Pentecost: The Spirit of a Movement
- matthewdg0
- May 19, 2024
- 4 min read

Today is Pentecost, the day on which we remember the giving of the Holy Spirit to the apostolic community and, through them, to the Christian community. It is frequently thought of as the “birthday of the church”, as it is considered that the gift of the Spirit is what constitutes the church as a community, it is what binds its members together and what provides the continuing experience of the divine presence in the church’s life. It is the Spirit that continually renews the Christ Event in the experience of the community, making it not simply something that happened in the past but which continues to be experienced in the present.
There are two very different stories of the gifting of the Spirit. The one that receives the most attention is from the book of Acts, and is the familiar story in which tongues of fire — representing that Spirit — light on each of the apostles, they are heard speaking in different languages (not, it should be noted, secret spiritual languages that sometimes characterize charismatic iterations of Christianity, but actual recognizable and spoken languages). Or, more precisely, as the apostles speak of the grace, love and mercy of God as encountered in the Christ, each person hearing them hears what they are saying in his or her own language. It is a loud, dramatic, public and flamboyant happening that appears ready made for Hollywood.
The other story — which we tend not to think about so much, and which is not always read on Pentecost (as it is not this year) — is from John’s Gospel, chapter 20. In that story, Jesus appears in the midst of the apostles who are gathered privately. This is not a public event. He invites them to receive the Spirit, and imparts it to them by breathing on them. This story is powerful in its own way — it is the giving of the Spirit in a very intimate way. But it lacks the drama and spectacle of the story from Acts.
As I consider this feast of Pentecost and the stories that inform it, I must admit to something of a lack of enthusiasm. I suppose it is because I am not very enthusiastic about the church these days, and Pentecost is very much tied to the coming into being of the church. Having been made to live on the outside of the church’s life these last four years, I have come to see the church as institution very differently than when I was inside it. I guess the cracks in that institution are easier to see from outside.
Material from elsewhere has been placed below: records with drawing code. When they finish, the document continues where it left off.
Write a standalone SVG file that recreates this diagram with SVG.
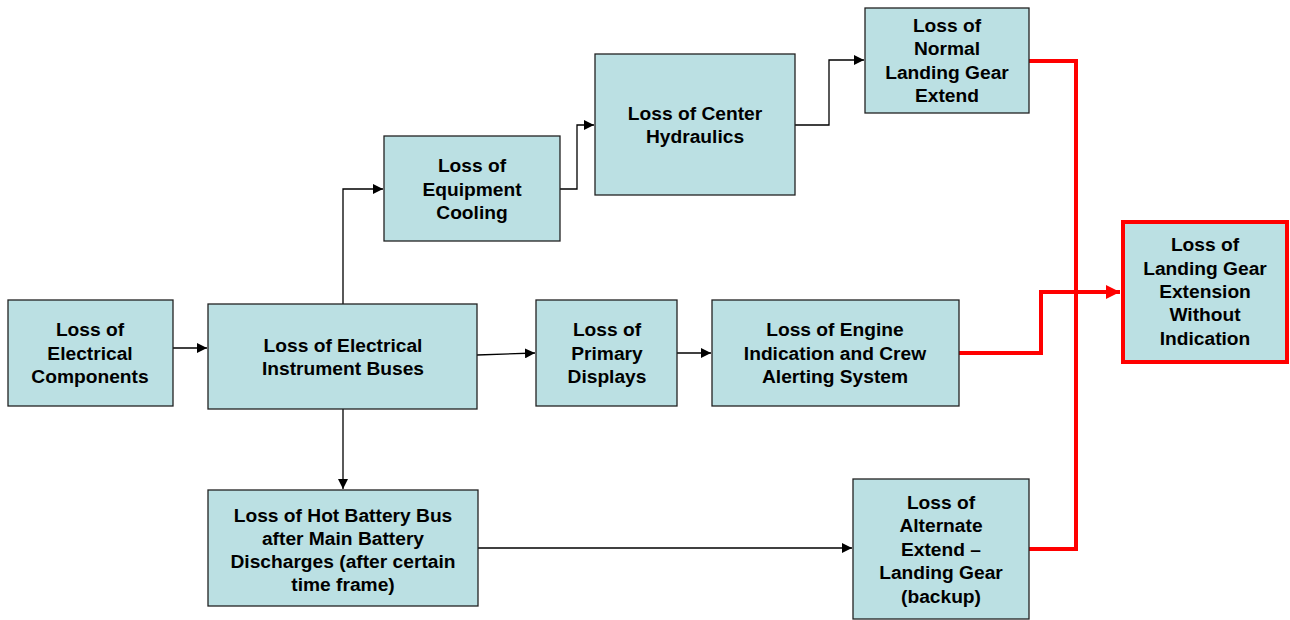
<svg xmlns="http://www.w3.org/2000/svg" width="1290" height="620" viewBox="0 0 1290 620">
<defs>
<style>
.box{fill:#BBE0E3;stroke:#222;stroke-width:1.3}
.red{fill:#BBE0E3;stroke:#FF0000;stroke-width:4}
text{font-family:"Liberation Sans",Arial,sans-serif;font-weight:bold;font-size:19.2px;fill:#000;text-anchor:middle}
.c{fill:none;stroke:#000;stroke-width:1.3}
.r{fill:none;stroke:#FF0000;stroke-width:4}
</style>
<marker id="ah" markerWidth="10" markerHeight="10" refX="10" refY="5" orient="auto" markerUnits="userSpaceOnUse">
<path d="M0,0 L10,5 L0,10 z" fill="#000"/>
</marker>
<marker id="rh" markerWidth="14" markerHeight="14" refX="14" refY="7" orient="auto" markerUnits="userSpaceOnUse">
<path d="M0,0 L14,7 L0,14 z" fill="#FF0000"/>
</marker>
</defs>
<g id="connectors">
<path class="c" d="M173,348 H207" marker-end="url(#ah)"/>
<path class="c" d="M343,304 V189 H383" marker-end="url(#ah)"/>
<path class="c" d="M477,355 L535,353" marker-end="url(#ah)"/>
<path class="c" d="M677,353 H711" marker-end="url(#ah)"/>
<path class="c" d="M343,409 V489" marker-end="url(#ah)"/>
<path class="c" d="M478,548 H852" marker-end="url(#ah)"/>
<path class="c" d="M560,189 H577 V125 H594" marker-end="url(#ah)"/>
<path class="c" d="M795,125 H829 V60 H864" marker-end="url(#ah)"/>
<path class="r" d="M1029,61 H1076 V549 H1029"/>
<path class="r" d="M959,353 H1041 V292 H1120" marker-end="url(#rh)"/>
</g>
<g id="n1"><rect class="box" x="8" y="300" width="165" height="106"/>
<text x="90" y="336">Loss of</text><text x="90" y="360">Electrical</text><text x="90" y="383">Components</text></g>
<g id="n2"><rect class="box" x="208" y="304" width="269" height="105"/>
<text x="343" y="352">Loss of Electrical</text><text x="343" y="375">Instrument Buses</text></g>
<g id="n3"><rect class="box" x="384" y="136" width="176" height="105"/>
<text x="472" y="172">Loss of</text><text x="472" y="196">Equipment</text><text x="472" y="219">Cooling</text></g>
<g id="n4"><rect class="box" x="595" y="54" width="200" height="141"/>
<text x="695" y="120">Loss of Center</text><text x="695" y="143">Hydraulics</text></g>
<g id="n5"><rect class="box" x="865" y="8" width="164" height="105"/>
<text x="947" y="32">Loss of</text><text x="947" y="55">Normal</text><text x="947" y="79">Landing Gear</text><text x="947" y="102">Extend</text></g>
<g id="n6"><rect class="box" x="536" y="300" width="141" height="106"/>
<text x="607" y="336">Loss of</text><text x="607" y="360">Primary</text><text x="607" y="383">Displays</text></g>
<g id="n7"><rect class="box" x="712" y="300" width="247" height="106"/>
<text x="835" y="336">Loss of Engine</text><text x="835" y="360">Indication and Crew</text><text x="835" y="383">Alerting System</text></g>
<g id="n8"><rect class="box" x="208" y="490" width="270" height="116"/>
<text x="343" y="522">Loss of Hot Battery Bus</text><text x="343" y="545">after Main Battery</text><text x="343" y="568">Discharges (after certain</text><text x="343" y="591">time frame)</text></g>
<g id="n9"><rect class="box" x="853" y="479" width="176" height="140"/>
<text x="941" y="509">Loss of</text><text x="941" y="532">Alternate</text><text x="941" y="556">Extend –</text><text x="941" y="579">Landing Gear</text><text x="941" y="603">(backup)</text></g>
<g id="n10"><rect class="red" x="1123" y="222" width="164" height="140"/>
<text x="1205" y="251">Loss of</text><text x="1205" y="275">Landing Gear</text><text x="1205" y="298">Extension</text><text x="1205" y="321">Without</text><text x="1205" y="345">Indication</text></g>
</svg>
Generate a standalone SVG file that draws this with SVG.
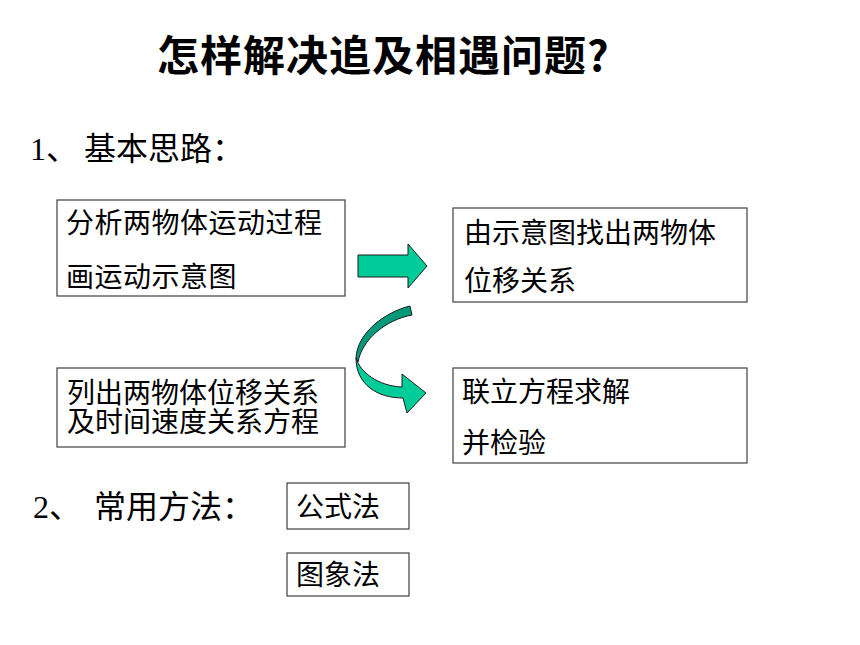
<svg xmlns="http://www.w3.org/2000/svg" width="860" height="645" viewBox="0 0 860 645">
<style>
.bg{fill:#ffffff}
.box{fill:#ffffff;stroke:#404040;stroke-width:1.2}
.t{font-family:"Noto Sans CJK SC","Liberation Sans",sans-serif;font-size:28px;fill:#000}
.title{font-family:"Noto Sans CJK SC","Liberation Sans",sans-serif;font-size:42px;font-weight:bold;letter-spacing:1px;fill:#000}
.h{font-family:"Liberation Serif","Noto Sans CJK SC",serif;font-size:32px;fill:#000}
.arrow{fill:#00cc99;stroke:#1a1a1a;stroke-width:1}
.arrowdark{fill:#00997a;stroke:#1a1a1a;stroke-width:1}
</style>
<rect class="bg" x="0" y="0" width="860" height="645"/>
<g id="title"><text class="title" x="157" y="71">怎样解决追及相遇问题?</text></g>
<g id="heading1"><text class="h" y="160"><tspan x="30">1、</tspan><tspan x="84">基本思路：</tspan></text></g>
<g id="heading2"><text class="h" y="518"><tspan x="33">2、</tspan><tspan x="94">常用方法：</tspan></text></g>
<g id="node1">
<rect class="box" x="57" y="200" width="288" height="96"/>
<text class="t" x="66" y="233" letter-spacing="0.5">分析两物体运动过程</text>
<text class="t" x="66" y="287" letter-spacing="0.5">画运动示意图</text>
</g>
<g id="node2">
<rect class="box" x="453" y="208" width="294" height="94"/>
<text class="t" x="464" y="243">由示意图找出两物体</text>
<text class="t" x="464" y="291">位移关系</text>
</g>
<g id="node3">
<rect class="box" x="57" y="368" width="288" height="79"/>
<text class="t" x="67" y="403">列出两物体位移关系</text>
<text class="t" x="67" y="432">及时间速度关系方程</text>
</g>
<g id="node4">
<rect class="box" x="453" y="368" width="294" height="95"/>
<text class="t" x="462" y="402">联立方程求解</text>
<text class="t" x="462" y="453">并检验</text>
</g>
<g id="node5">
<rect class="box" x="287" y="483" width="122" height="46"/>
<text class="t" x="296" y="517">公式法</text>
</g>
<g id="node6">
<rect class="box" x="287" y="553" width="122" height="43"/>
<text class="t" x="296" y="585">图象法</text>
</g>
<g id="connectors">
<path class="arrow" d="M358,255 L408,255 L408,244 L427,266 L408,288 L408,277 L358,277 Z"/>
<path class="arrowdark" d="M410,306 C385,312 357,333 356,358 L358,362 C362,340 385,320 412,315 Z"/>
<path class="arrow" d="M356,358 C360,372 378,386 402,387 L402,374 L426,393 L407,413 L403,398 C378,398 356,385 356,358 Z"/>
</g>
</svg>
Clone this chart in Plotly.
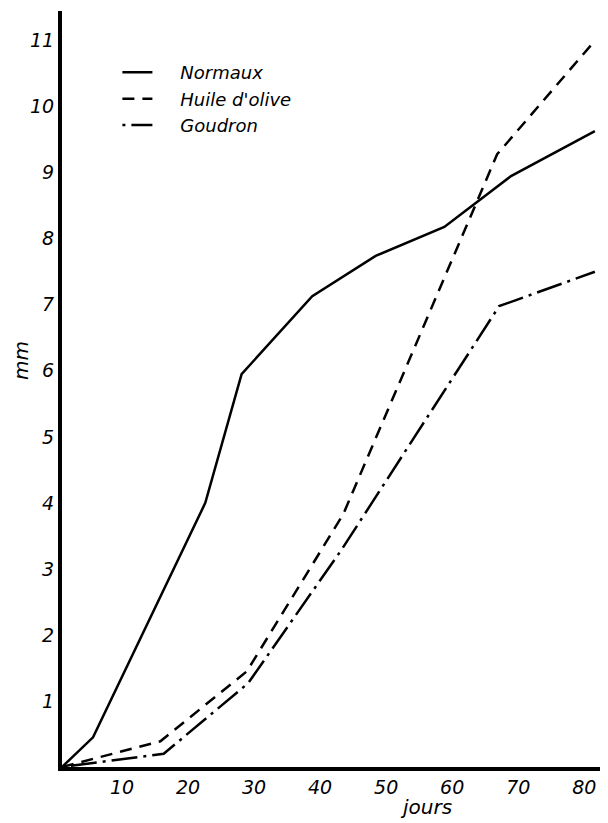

However, realizing this has also made me realize that Pentecost is not really about the church as institution. It is really about the church as a movement — a movement which, over time, became an institution with all the advantages — along with all the compromises and corruptions — that entails.
The stories that relate the giving of the Spirit, however, come from a pre-institutional time. These stories were born in a church that was still very much a movement. And, certainly, a movement of the Spirit.
One of the remarkable features of early Christianity — which our institutionalized and culturally privileged iteration of church forgets — was the fact that anyone could become a part of this movement. When the movement was born, religion was very much a matter of culture and family. People didn’t choose their religion — it was given to them. But once the Christian movement separated from Judaism, and until the time it was adopted by imperial Rome, there was no cultural or family tradition allied to it. And so, increasingly, Christians were people who chose to enter the movement. And most of them chose to enter it because they had, for various reasons, become alienated from the traditions of their cultures and families. And the church would welcome anyone, in the same spirit as these Pentecost stories, where the Spirit is gifted to anyone and everyone willing to receive it. And so, for its first decades of life, the church was a community chosen by people who were no longer at home — or no longer welcome — in their culture- or family-based traditions. There was a kind of freedom and democracy to the movement that was remarkable for its time. And it was a community made up of people who came from different backgrounds, which made it unusually diverse.
And that is something worth celebrating and remembering today, even as we become disenchanted (and often rightfully so) with the institutional church that exists today.
Whether the Spirit shows up wildly and dramatically as the book of Acts would have it, or quietly and intimately as John’s Gospel would have it, the truth of the Christian movement is that the Spirit does show up — for anyone and everyone willing to receive it. Which means it matters not where one is from, how one grew up, or what is one’s identity. As Jesus sought to make clear over and over again, there is a place at the table for everyone. As St. Paul (who often got things wrong) got stunningly right in a truly inspired moment, in a community gifted the Spirit, “There is neither Jew nor Gentile, neither slave nor free, nor is there male and female, for you are all one in Christ Jesus.”
In our time, when we are increasingly tempted to stick with “our own kind” and shun or denigrate those who are different from us; when we are increasingly tempted not to allow people to claim their own identity and be truly themselves; and when we are increasingly tempted back toward enforced cultural homogeneity — remembering the character and make-up of the early Christian movement inspired by the Spirit is of vital importance. For that movement is the movement which the Spirit seeks to bring alive in and among us.